Prof Sharma said researchers had tested their technology with tartaric acid and malic acid that is found in wine, as well as citric acid that is common to fruits.
The acids could be "tuned" in combination with metals, he said, to produce different types of energy storage, including batteries that charged or discharged faster than normal, or that stored more power for a longer time.
The food acids could also be processed using water rather than harsh chemicals, and could be extracted from food and beverage waste streams to ensure the batteries were significantly more sustainable.
"You don't want to target household waste because you have quite a variability but if you have a single source like wine or citrus waste, you can have scale," Prof Sharma said.

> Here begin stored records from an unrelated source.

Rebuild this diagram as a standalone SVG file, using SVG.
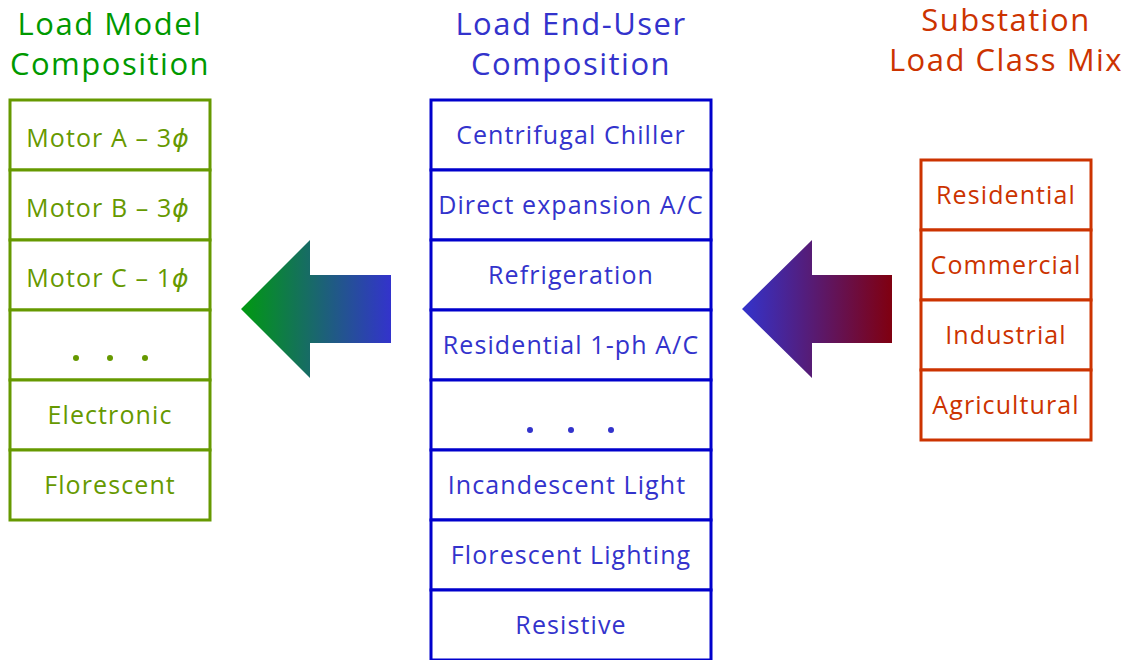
<svg xmlns="http://www.w3.org/2000/svg" width="1128" height="660" viewBox="0 0 1128 660">
<style>
text{font-family:"Open Sans","DejaVu Sans",sans-serif;text-anchor:middle;dominant-baseline:central}
.title{font-size:31px;letter-spacing:1.5px}
.cell{font-size:25px;letter-spacing:1.1px}
.g rect{fill:#fff;stroke:#669900;stroke-width:3}
.g text{fill:#669900}
.b rect{fill:#fff;stroke:#0000cc;stroke-width:3}
.b text{fill:#3333cc}
.r rect{fill:#fff;stroke:#cc3300;stroke-width:3}
.r text{fill:#cc3300}
</style>
<defs>
<linearGradient id="gl" x1="0" y1="0" x2="1" y2="0">
<stop offset="0" stop-color="#009a10"/><stop offset="1" stop-color="#3333cc"/>
</linearGradient>
<linearGradient id="gr" x1="0" y1="0" x2="1" y2="0">
<stop offset="0" stop-color="#3333cc"/><stop offset="1" stop-color="#800010"/>
</linearGradient>
</defs>
<g id="title-left"><text class="title" x="110" y="23" fill="#009900">Load Model</text><text class="title" x="110" y="63" fill="#009900">Composition</text></g>
<g id="title-mid"><text class="title" x="571" y="23" fill="#3333cc">Load End-User</text><text class="title" x="571" y="63" fill="#3333cc">Composition</text></g>
<g id="title-right"><text class="title" x="1006" y="19" fill="#cc3300">Substation</text><text class="title" x="1006" y="59" fill="#cc3300">Load Class Mix</text></g>
<g id="left" class="g">
<g id="l1"><rect x="10" y="100" width="200" height="70"/><text class="cell" x="108" y="137">Motor A – 3<tspan font-style="italic">ϕ</tspan></text></g>
<g id="l2"><rect x="10" y="170" width="200" height="70"/><text class="cell" x="108" y="207">Motor B – 3<tspan font-style="italic">ϕ</tspan></text></g>
<g id="l3"><rect x="10" y="240" width="200" height="70"/><text class="cell" x="108" y="277">Motor C – 1<tspan font-style="italic">ϕ</tspan></text></g>
<g id="l4"><rect x="10" y="310" width="200" height="70"/><circle cx="76" cy="358" r="3" fill="#669900"/><circle cx="110" cy="358" r="3" fill="#669900"/><circle cx="145" cy="358" r="3" fill="#669900"/></g>
<g id="l5"><rect x="10" y="380" width="200" height="70"/><text class="cell" x="110" y="414">Electronic</text></g>
<g id="l6"><rect x="10" y="450" width="200" height="70"/><text class="cell" x="110" y="484">Florescent</text></g>
</g>
<g id="mid" class="b">
<g id="m1"><rect x="431" y="100" width="280" height="70"/><text class="cell" x="571" y="134">Centrifugal Chiller</text></g>
<g id="m2"><rect x="431" y="170" width="280" height="70"/><text class="cell" x="571" y="204">Direct expansion A/C</text></g>
<g id="m3"><rect x="431" y="240" width="280" height="70"/><text class="cell" x="571" y="274">Refrigeration</text></g>
<g id="m4"><rect x="431" y="310" width="280" height="70"/><text class="cell" x="571" y="344">Residential 1-ph A/C</text></g>
<g id="m5"><rect x="431" y="380" width="280" height="70"/><circle cx="530" cy="430" r="3" fill="#3333cc"/><circle cx="571" cy="430" r="3" fill="#3333cc"/><circle cx="611" cy="430" r="3" fill="#3333cc"/></g>
<g id="m6"><rect x="431" y="450" width="280" height="70"/><text class="cell" x="567" y="484">Incandescent Light</text></g>
<g id="m7"><rect x="431" y="520" width="280" height="70"/><text class="cell" x="571" y="554">Florescent Lighting</text></g>
<g id="m8"><rect x="431" y="590" width="280" height="70"/><text class="cell" x="571" y="624">Resistive</text></g>
</g>
<g id="right" class="r">
<g id="r1"><rect x="921" y="160" width="170" height="70"/><text class="cell" x="1006" y="194">Residential</text></g>
<g id="r2"><rect x="921" y="230" width="170" height="70"/><text class="cell" x="1006" y="264">Commercial</text></g>
<g id="r3"><rect x="921" y="300" width="170" height="70"/><text class="cell" x="1006" y="334">Industrial</text></g>
<g id="r4"><rect x="921" y="370" width="170" height="70"/><text class="cell" x="1006" y="404">Agricultural</text></g>
</g>
<g id="connectors">
<polygon points="241,309 310,240 310,275 391,275 391,343 310,343 310,378" fill="url(#gl)"/>
<polygon points="742,309 812,240 812,275 892,275 892,343 812,343 812,378" fill="url(#gr)"/>
</g>
</svg>
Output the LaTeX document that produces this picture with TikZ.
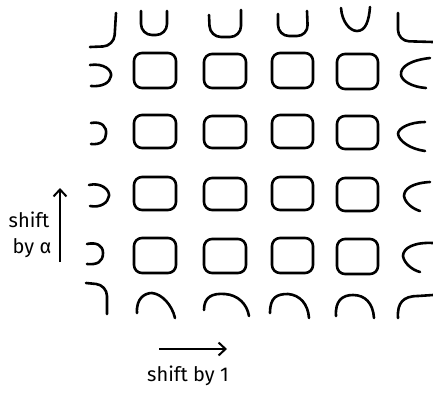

"From that you can extract your acid, combine it with iron that you get from the Pilbara, for example, and Bob's your uncle, you have an anode that you can drop into a lithium-ion battery."
The researchers proved their hypothesis in a coin-sized prototype to receive a patent on the technology, but will next target a pouch-cell battery the size of a mobile phone.
Prof Sharma said in addition to scaling up their prototypes, the researchers had held talks with venture capitalists about investing in the technology and had also discussed a potential partnership with a research group developing a sustainable battery cathode.
Lithium-ion battery technology is in high demand in Australia and overseas to support the transition to renewable energy.
The Australian Energy Market Operator estimates the nation currently has three gigawatts of energy storage capacity, including batteries, but will need at least 22 gigawatts by 2030.